• [TO BE DONE]
Set down the data below without change, skipping the pictures it holds.

• [PROVIDED MATERIAL]
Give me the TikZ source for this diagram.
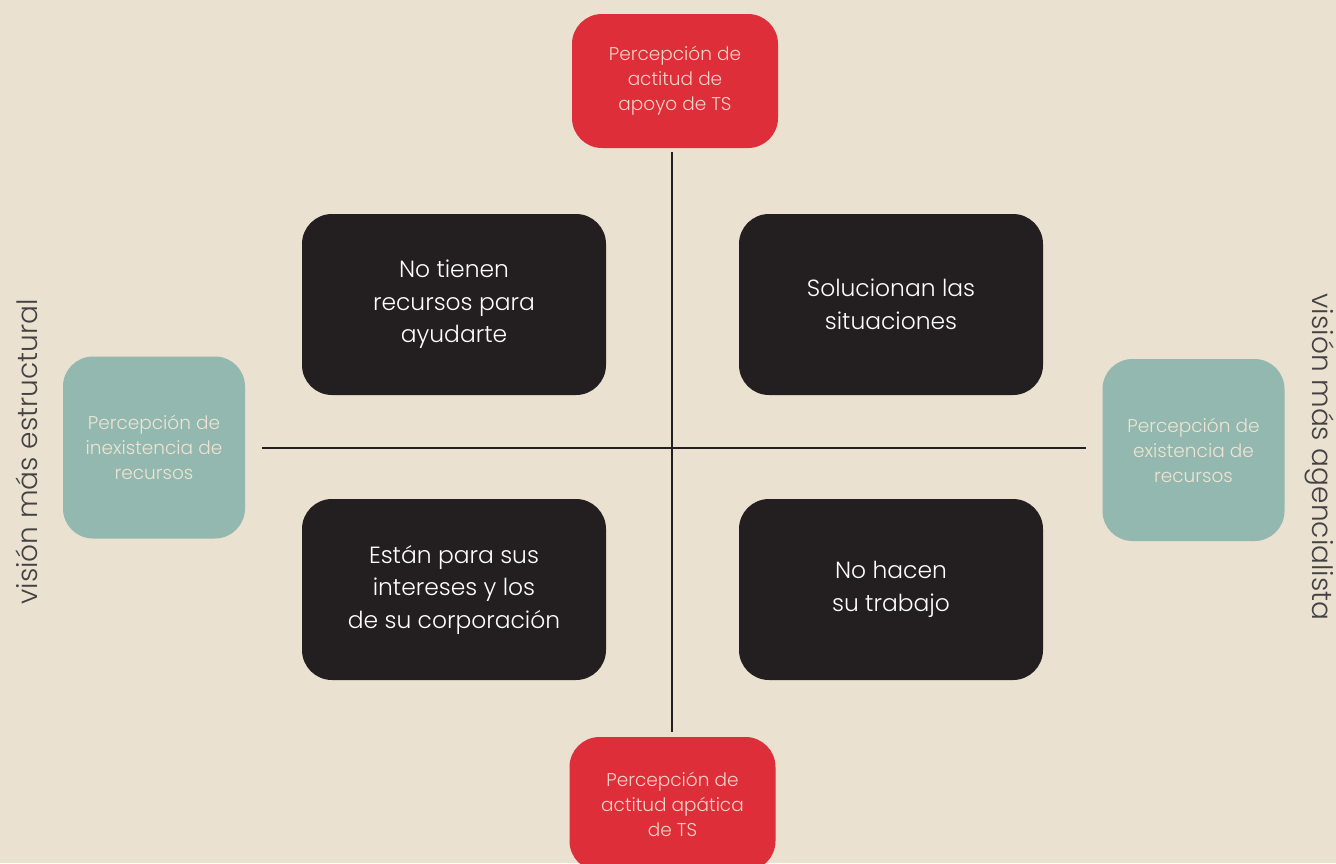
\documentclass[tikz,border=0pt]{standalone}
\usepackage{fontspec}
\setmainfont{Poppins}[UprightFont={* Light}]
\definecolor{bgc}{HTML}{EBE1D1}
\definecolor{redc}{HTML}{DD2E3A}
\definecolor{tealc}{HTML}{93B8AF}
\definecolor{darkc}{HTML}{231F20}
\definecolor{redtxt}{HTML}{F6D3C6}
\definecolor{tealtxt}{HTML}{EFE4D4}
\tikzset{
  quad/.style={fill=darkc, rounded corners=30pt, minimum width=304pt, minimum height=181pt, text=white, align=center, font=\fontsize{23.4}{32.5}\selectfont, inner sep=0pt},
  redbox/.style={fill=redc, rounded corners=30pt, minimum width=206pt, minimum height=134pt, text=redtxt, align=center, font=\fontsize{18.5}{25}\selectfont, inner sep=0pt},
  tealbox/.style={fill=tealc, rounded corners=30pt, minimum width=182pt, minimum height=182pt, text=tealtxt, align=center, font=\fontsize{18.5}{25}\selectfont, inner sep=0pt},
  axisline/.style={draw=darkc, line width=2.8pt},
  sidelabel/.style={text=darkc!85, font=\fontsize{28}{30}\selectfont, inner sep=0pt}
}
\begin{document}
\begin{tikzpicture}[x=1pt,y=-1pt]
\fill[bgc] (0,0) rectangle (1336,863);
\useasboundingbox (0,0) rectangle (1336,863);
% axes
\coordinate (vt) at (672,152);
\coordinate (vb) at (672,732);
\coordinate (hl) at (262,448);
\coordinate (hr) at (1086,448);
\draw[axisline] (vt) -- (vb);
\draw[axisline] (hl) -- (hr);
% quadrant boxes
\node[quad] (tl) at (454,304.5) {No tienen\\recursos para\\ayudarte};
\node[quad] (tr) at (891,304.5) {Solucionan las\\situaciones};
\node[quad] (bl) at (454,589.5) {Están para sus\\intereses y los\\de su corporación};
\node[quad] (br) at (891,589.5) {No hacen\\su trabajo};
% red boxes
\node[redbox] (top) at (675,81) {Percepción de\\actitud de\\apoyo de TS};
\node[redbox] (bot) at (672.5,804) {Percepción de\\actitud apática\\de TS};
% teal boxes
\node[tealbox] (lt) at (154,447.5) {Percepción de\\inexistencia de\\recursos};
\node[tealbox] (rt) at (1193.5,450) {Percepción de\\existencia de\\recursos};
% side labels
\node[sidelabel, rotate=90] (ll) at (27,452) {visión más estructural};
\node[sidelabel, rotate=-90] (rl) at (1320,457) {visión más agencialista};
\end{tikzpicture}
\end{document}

• [CORRECT RESULT]
Give me the TikZ source for this diagram.
\documentclass[tikz,border=0pt]{standalone}
\usepackage{fontspec}
\setmainfont{Poppins}[UprightFont={* Light}]
\definecolor{bgc}{HTML}{EBE1D1}
\definecolor{redc}{HTML}{DD2E3A}
\definecolor{tealc}{HTML}{93B8AF}
\definecolor{darkc}{HTML}{231F20}
\definecolor{redtxt}{HTML}{F6D3C6}
\definecolor{tealtxt}{HTML}{EFE4D4}
\tikzset{
  quad/.style={fill=darkc, rounded corners=30pt, minimum width=304pt, minimum height=181pt, text=white, align=center, font=\fontsize{23.4}{32.5}\selectfont, inner sep=0pt},
  redbox/.style={fill=redc, rounded corners=30pt, minimum width=206pt, minimum height=134pt, text=redtxt, align=center, font=\fontsize{18.5}{25}\selectfont, inner sep=0pt},
  tealbox/.style={fill=tealc, rounded corners=30pt, minimum width=182pt, minimum height=182pt, text=tealtxt, align=center, font=\fontsize{18.5}{25}\selectfont, inner sep=0pt},
  axisline/.style={draw=darkc, line width=2.8pt},
  sidelabel/.style={text=darkc!85, font=\fontsize{28}{30}\selectfont, inner sep=0pt}
}
\begin{document}
\begin{tikzpicture}[x=1pt,y=-1pt]
\fill[bgc] (0,0) rectangle (1336,863);
\useasboundingbox (0,0) rectangle (1336,863);
% axes
\coordinate (vt) at (672,152);
\coordinate (vb) at (672,732);
\coordinate (hl) at (262,448);
\coordinate (hr) at (1086,448);
\draw[axisline] (vt) -- (vb);
\draw[axisline] (hl) -- (hr);
% quadrant boxes
\node[quad] (tl) at (454,304.5) {No tienen\\recursos para\\ayudarte};
\node[quad] (tr) at (891,304.5) {Solucionan las\\situaciones};
\node[quad] (bl) at (454,589.5) {Están para sus\\intereses y los\\de su corporación};
\node[quad] (br) at (891,589.5) {No hacen\\su trabajo};
% red boxes
\node[redbox] (top) at (675,81) {Percepción de\\actitud de\\apoyo de TS};
\node[redbox] (bot) at (672.5,804) {Percepción de\\actitud apática\\de TS};
% teal boxes
\node[tealbox] (lt) at (154,447.5) {Percepción de\\inexistencia de\\recursos};
\node[tealbox] (rt) at (1193.5,450) {Percepción de\\existencia de\\recursos};
% side labels
\node[sidelabel, rotate=90] (ll) at (27,452) {visión más estructural};
\node[sidelabel, rotate=-90] (rl) at (1320,457) {visión más agencialista};
\end{tikzpicture}
\end{document}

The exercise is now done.